In this paper, we considered different crop varieties and mixtures of bread wheat ex situ conserved or continuously grown in situ on-farm. Our results revealed an increase in the complexity of genetic structure as we move on the gradient of variety types (from modern single variety to in situ on-farm mixtures of landraces). We have shown that two on-farm management practices increased genetic diversity: Mixtures of varieties and in situ on-farm management of landraces. When these management practices are combined, they substantially increase the different levels of genetic diversity of the populations (allelic, haplotypic, genetic groups diversity), and consequently improve their adaptability.

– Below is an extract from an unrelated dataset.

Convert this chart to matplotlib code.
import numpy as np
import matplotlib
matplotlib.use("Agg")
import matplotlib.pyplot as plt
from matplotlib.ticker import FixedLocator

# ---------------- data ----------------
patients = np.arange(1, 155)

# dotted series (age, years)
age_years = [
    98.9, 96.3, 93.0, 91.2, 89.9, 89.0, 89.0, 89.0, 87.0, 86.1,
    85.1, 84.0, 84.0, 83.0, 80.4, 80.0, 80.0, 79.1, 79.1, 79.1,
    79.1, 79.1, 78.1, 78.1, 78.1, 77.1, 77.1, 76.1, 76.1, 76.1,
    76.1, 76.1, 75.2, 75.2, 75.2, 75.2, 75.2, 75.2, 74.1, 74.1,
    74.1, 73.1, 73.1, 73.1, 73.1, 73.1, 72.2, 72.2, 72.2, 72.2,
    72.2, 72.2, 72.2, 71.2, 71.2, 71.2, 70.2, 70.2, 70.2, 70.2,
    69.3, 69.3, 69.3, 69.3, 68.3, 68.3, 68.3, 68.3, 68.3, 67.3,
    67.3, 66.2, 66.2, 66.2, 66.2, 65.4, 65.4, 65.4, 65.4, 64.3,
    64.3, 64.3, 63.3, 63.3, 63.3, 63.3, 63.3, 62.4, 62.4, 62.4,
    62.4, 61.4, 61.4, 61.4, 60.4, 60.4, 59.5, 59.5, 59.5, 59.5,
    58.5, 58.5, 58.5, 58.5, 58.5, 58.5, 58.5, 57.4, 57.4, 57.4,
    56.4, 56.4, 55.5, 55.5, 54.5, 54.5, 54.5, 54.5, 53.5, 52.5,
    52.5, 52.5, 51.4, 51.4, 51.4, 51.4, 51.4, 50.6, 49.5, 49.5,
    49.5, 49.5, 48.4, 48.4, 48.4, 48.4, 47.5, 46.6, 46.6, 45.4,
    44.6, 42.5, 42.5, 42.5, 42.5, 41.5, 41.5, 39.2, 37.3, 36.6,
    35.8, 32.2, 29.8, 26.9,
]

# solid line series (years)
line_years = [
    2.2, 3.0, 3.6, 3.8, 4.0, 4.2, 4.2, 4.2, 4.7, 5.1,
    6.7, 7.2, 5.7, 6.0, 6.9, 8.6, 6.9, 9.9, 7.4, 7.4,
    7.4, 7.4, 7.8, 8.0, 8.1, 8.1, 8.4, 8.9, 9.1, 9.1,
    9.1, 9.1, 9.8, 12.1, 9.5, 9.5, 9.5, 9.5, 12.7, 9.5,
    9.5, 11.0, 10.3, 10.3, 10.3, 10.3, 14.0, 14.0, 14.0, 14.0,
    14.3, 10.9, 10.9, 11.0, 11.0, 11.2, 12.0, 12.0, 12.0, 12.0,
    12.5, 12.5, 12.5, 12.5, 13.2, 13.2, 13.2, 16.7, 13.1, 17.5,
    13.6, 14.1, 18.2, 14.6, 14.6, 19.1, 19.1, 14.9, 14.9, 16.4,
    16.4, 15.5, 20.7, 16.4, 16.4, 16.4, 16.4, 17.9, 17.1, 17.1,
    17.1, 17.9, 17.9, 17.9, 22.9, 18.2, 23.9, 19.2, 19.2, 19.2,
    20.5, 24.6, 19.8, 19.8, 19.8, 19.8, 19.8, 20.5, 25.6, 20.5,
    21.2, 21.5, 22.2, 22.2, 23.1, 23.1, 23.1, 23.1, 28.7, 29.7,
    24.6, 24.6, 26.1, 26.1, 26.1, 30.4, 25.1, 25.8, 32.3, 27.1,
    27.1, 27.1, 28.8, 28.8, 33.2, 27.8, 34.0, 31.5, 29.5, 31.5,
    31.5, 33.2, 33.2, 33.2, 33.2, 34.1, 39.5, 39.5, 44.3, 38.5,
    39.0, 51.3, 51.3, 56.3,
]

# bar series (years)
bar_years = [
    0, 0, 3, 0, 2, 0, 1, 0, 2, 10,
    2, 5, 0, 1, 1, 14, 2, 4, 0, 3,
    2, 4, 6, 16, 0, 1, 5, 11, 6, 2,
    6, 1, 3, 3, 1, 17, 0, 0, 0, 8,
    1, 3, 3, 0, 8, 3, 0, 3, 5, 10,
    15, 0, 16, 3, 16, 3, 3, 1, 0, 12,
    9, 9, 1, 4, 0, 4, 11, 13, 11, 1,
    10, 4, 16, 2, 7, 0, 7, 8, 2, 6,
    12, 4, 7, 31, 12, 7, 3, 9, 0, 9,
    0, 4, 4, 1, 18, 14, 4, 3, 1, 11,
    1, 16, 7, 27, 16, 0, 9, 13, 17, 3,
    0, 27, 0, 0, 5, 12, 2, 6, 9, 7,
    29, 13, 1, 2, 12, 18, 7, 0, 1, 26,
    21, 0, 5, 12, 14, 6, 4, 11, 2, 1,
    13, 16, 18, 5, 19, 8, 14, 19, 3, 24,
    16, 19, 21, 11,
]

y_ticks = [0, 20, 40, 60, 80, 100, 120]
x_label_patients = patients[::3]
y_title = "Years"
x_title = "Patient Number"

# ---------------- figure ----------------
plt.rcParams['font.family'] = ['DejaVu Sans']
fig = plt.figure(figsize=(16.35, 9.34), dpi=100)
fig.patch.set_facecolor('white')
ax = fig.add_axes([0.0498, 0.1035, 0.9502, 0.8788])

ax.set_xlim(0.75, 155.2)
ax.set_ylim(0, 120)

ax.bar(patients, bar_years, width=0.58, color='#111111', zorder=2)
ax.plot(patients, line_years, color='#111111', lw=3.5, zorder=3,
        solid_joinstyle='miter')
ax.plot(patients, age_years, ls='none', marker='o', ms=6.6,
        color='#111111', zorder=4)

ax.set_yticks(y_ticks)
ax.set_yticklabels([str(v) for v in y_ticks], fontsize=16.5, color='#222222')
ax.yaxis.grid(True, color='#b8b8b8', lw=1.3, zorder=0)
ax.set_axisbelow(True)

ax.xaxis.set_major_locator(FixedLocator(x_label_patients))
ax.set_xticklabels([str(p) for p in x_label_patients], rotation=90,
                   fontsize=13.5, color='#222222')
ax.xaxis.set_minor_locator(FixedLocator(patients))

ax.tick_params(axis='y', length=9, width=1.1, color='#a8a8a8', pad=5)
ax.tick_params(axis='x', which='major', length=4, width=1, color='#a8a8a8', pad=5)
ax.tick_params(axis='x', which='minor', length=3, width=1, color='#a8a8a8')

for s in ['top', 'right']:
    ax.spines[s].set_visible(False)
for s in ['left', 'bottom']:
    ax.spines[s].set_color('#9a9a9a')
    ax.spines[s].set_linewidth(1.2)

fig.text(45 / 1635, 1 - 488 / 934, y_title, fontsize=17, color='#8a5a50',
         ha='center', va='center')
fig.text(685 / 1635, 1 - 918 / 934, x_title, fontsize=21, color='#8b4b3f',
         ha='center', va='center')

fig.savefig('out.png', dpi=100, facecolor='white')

Indeed, genetic analyses of the mixtures revealed that, despite a very high selfing rate in wheat, growing in evolutionary mixtures promotes recombination between different genetic components of the mixture, a second way to increase the level of haplotype diversity. More surprisingly, an excess of haplotype diversity compared to the level of allelic diversity was observed for Solina d’Abruzzo (SO) in Italy, one of the landraces continuously cultivated in situ on-farm. Different evolutionary mechanisms have already been proposed to describe distribution of genetic diversity in self-pollinated species, but none of them is sufficient to explain the distribution observed in SO. The most likely scenario to explain such an organization of genetic diversity is a very large effective size through collective management by local farmers that combines seed circulation with mixing and selection of their seeds in addition to natural selection. These practices promote recombination between different genotypes and the fixation of neutral and adaptive mutations. In-depth investigation by simulation and experimentation is needed to decipher precisely the evolutionary mechanisms in action which allowed such features to emerge.

All these findings confirm the need to develop and manage evolving diversified large populations on-farm. In an era of global climate shift, where modern varieties have shown low adaptive potential to changing environmental conditions, especially in organic and low input areas, the use of highly diverse landraces and historical varieties in mixtures could solve the problem to a certain extent because on-farm diversified populations have a higher potential to adapt to their local environment than uniform varieties. Such diversifying practices need to be generalized, in particular when promoting agroecological and sustainable agriculture. The new EU seed legislation on heterogeneous material in 2018 is opening new opportunities in this direction. However, the evolutionary characteristics of these populations are still poorly understood by researchers and need to be better considered in the future.

Our conclusions invite crop diversity managers such as genebank curators, community seed bank managers and farmers’ organizations to adapt their management strategies to the type of variety they wish to manage, because we have shown that their choices have a strong influence on the genetic composition of the crop populations.